## START Source data
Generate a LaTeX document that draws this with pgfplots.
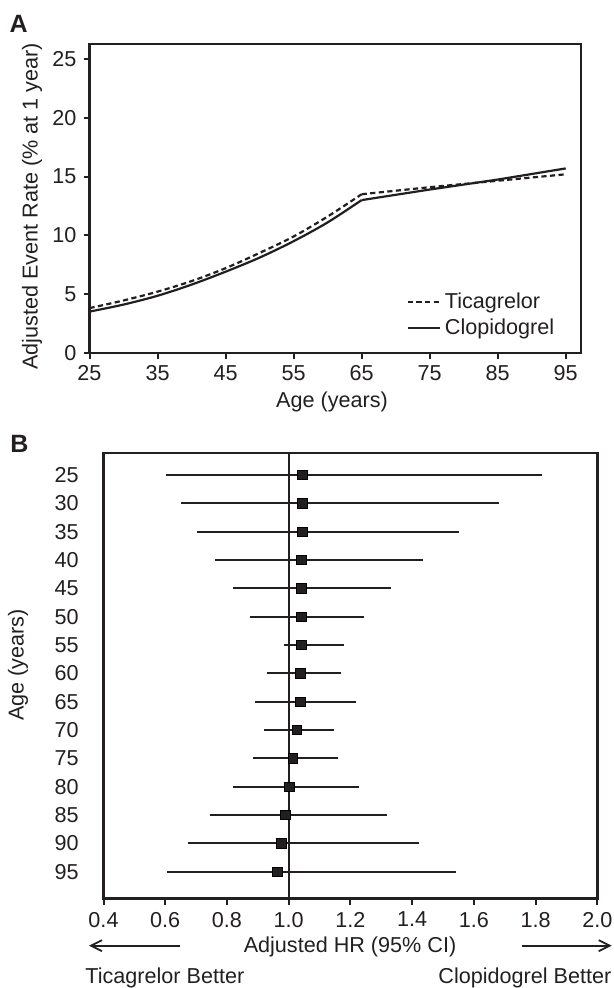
\documentclass[border=0pt]{standalone}
\usepackage{fontspec}
\setmainfont{Liberation Sans}
\usepackage{pgfplots}
\pgfplotsset{compat=1.18}
\usepackage{pgfplotstable}
\usetikzlibrary{arrows.meta}
\definecolor{ink}{RGB}{35,31,32}
\newcommand\lf{\fontsize{10.8}{13}\selectfont}

% panel A: adjusted event rate, curved part up to 65, straight after
\pgfplotstableread{
age tica clop
25 3.80 3.50
30 4.45 4.10
35 5.20 4.85
40 6.10 5.80
45 7.20 6.90
50 8.50 8.10
55 9.90 9.50
60 11.60 11.10
65 13.50 13.00
}\ratesyoung
\pgfplotstableread{
age tica clop
65 13.50 13.00
75 14.10 13.90
85 14.65 14.75
95 15.20 15.70
}\ratesold

% panel B: adjusted HR with 95% CI by age
\pgfplotstableread{
age hr lo hi
25 1.044 0.604 1.822
30 1.044 0.652 1.681
35 1.044 0.703 1.553
40 1.041 0.760 1.435
45 1.041 0.819 1.330
50 1.041 0.876 1.244
55 1.041 0.986 1.178
60 1.038 0.929 1.168
65 1.038 0.890 1.218
70 1.026 0.919 1.148
75 1.014 0.886 1.160
80 1.002 0.819 1.228
85 0.990 0.744 1.319
90 0.977 0.673 1.423
95 0.964 0.607 1.541
}\hrdata

\begin{document}
\begin{tikzpicture}
\useasboundingbox (0,0) rectangle (307pt,-494pt);

\node[anchor=base west, inner sep=0pt, text=ink, font=\fontsize{12.5}{14}\selectfont\bfseries] at (4.65pt,-16.15pt) {A};
\node[anchor=base west, inner sep=0pt, text=ink, font=\fontsize{12.5}{14}\selectfont\bfseries] at (5pt,-226pt) {B};

\begin{axis}[
    at={(44.75pt,-176.35pt)}, anchor=south west,
    scale only axis, width=245.6pt, height=154.35pt,
    xmin=25, xmax=97.2, ymin=0, ymax=26.3,
    xtick={25,35,...,95}, ytick={0,5,...,25},
    xtick pos=left, ytick pos=left,
    tick align=outside, major tick length=3pt,
    axis line style={line width=1.2pt, ink},
    tick style={line width=1pt, ink},
    tick label style={font=\lf, text=ink},
    /pgf/number format/assume math mode=true,
    legend style={at={(0.645,0.122)}, anchor=west, draw=none, fill=none,
        font=\lf, text=ink, inner sep=0pt, cells={anchor=west}},
    legend image code/.code={\draw[#1] (0pt,0pt) -- (16pt,0pt);},
]
\addplot[ink, line width=1.1pt, dash pattern=on 2.6pt off 1.7pt, smooth] table[x=age, y=tica] {\ratesyoung};
\addlegendentry{Ticagrelor}
\addplot[ink, line width=1.1pt, smooth] table[x=age, y=clop] {\ratesyoung};
\addlegendentry{Clopidogrel}
\addplot[ink, line width=1.1pt, dash pattern=on 2.6pt off 1.7pt, forget plot] table[x=age, y=tica] {\ratesold};
\addplot[ink, line width=1.1pt, forget plot] table[x=age, y=clop] {\ratesold};
\end{axis}

\node[rotate=90, text=ink, font=\lf] at (16pt,-103.15pt) {Adjusted Event Rate (\% at 1 year)};
\node[anchor=base, text=ink, font=\lf, inner sep=0pt] at (166pt,-204pt) {Age (years)};

\begin{axis}[
    at={(51.75pt,-449.15pt)}, anchor=south west,
    scale only axis, width=246.9pt, height=222.8pt,
    xmin=0.4, xmax=2.0, ymin=21.07, ymax=99.7, y dir=reverse,
    xtick={0.4,0.6,0.8,1.0,1.2,1.4,1.6,1.8,2.0},
    ytick={25,30,...,95},
    xtick pos=left, ytick pos=left,
    tick align=outside, major tick length=3.3pt,
    ytick style={draw=none},
    axis line style={line width=1.2pt, ink},
    tick style={line width=1pt, ink},
    tick label style={font=\lf, text=ink},
    yticklabel style={xshift=-5.65pt},
    xticklabel style={/pgf/number format/.cd, fixed, fixed zerofill, precision=1},
    /pgf/number format/assume math mode=true,
]
\addplot[ink, line width=1.1pt] coordinates {(1,21.07) (1,99.7)};
\addplot[only marks, mark=square*, mark size=2.37pt,
    mark options={draw=none, fill=ink},
    error bars/.cd, x dir=both, x explicit, error mark=none,
    error bar style={line width=0.9pt, ink}]
    table[x=hr, y=age,
        x error plus expr=\thisrow{hi}-\thisrow{hr},
        x error minus expr=\thisrow{hr}-\thisrow{lo}] {\hrdata};
\end{axis}

\node[rotate=90, text=ink, font=\lf] at (9pt,-332.5pt) {Age (years)};
\node[anchor=base, text=ink, font=\lf, inner sep=0pt] at (175pt,-476pt) {Adjusted HR (95\% CI)};
\draw[ink, line width=0.9pt, -{Straight Barb[length=5.5pt, width=5.5pt]}] (90pt,-472.85pt) -- (44.5pt,-472.85pt);
\draw[ink, line width=0.9pt, -{Straight Barb[length=5.5pt, width=5.5pt]}] (260.85pt,-472.85pt) -- (305.85pt,-472.85pt);
\node[anchor=base west, text=ink, font=\lf, inner sep=0pt] at (42.5pt,-491.5pt) {Ticagrelor Better};
\node[anchor=base east, text=ink, font=\lf, inner sep=0pt] at (305.85pt,-491.5pt) {Clopidogrel Better};
\end{tikzpicture}
\end{document}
## END Source data
Copy each line of the listing that includes "with".

* **Reply to the task**:
Generate a LaTeX document that draws this with pgfplots.
% panel B: adjusted HR with 95% CI by age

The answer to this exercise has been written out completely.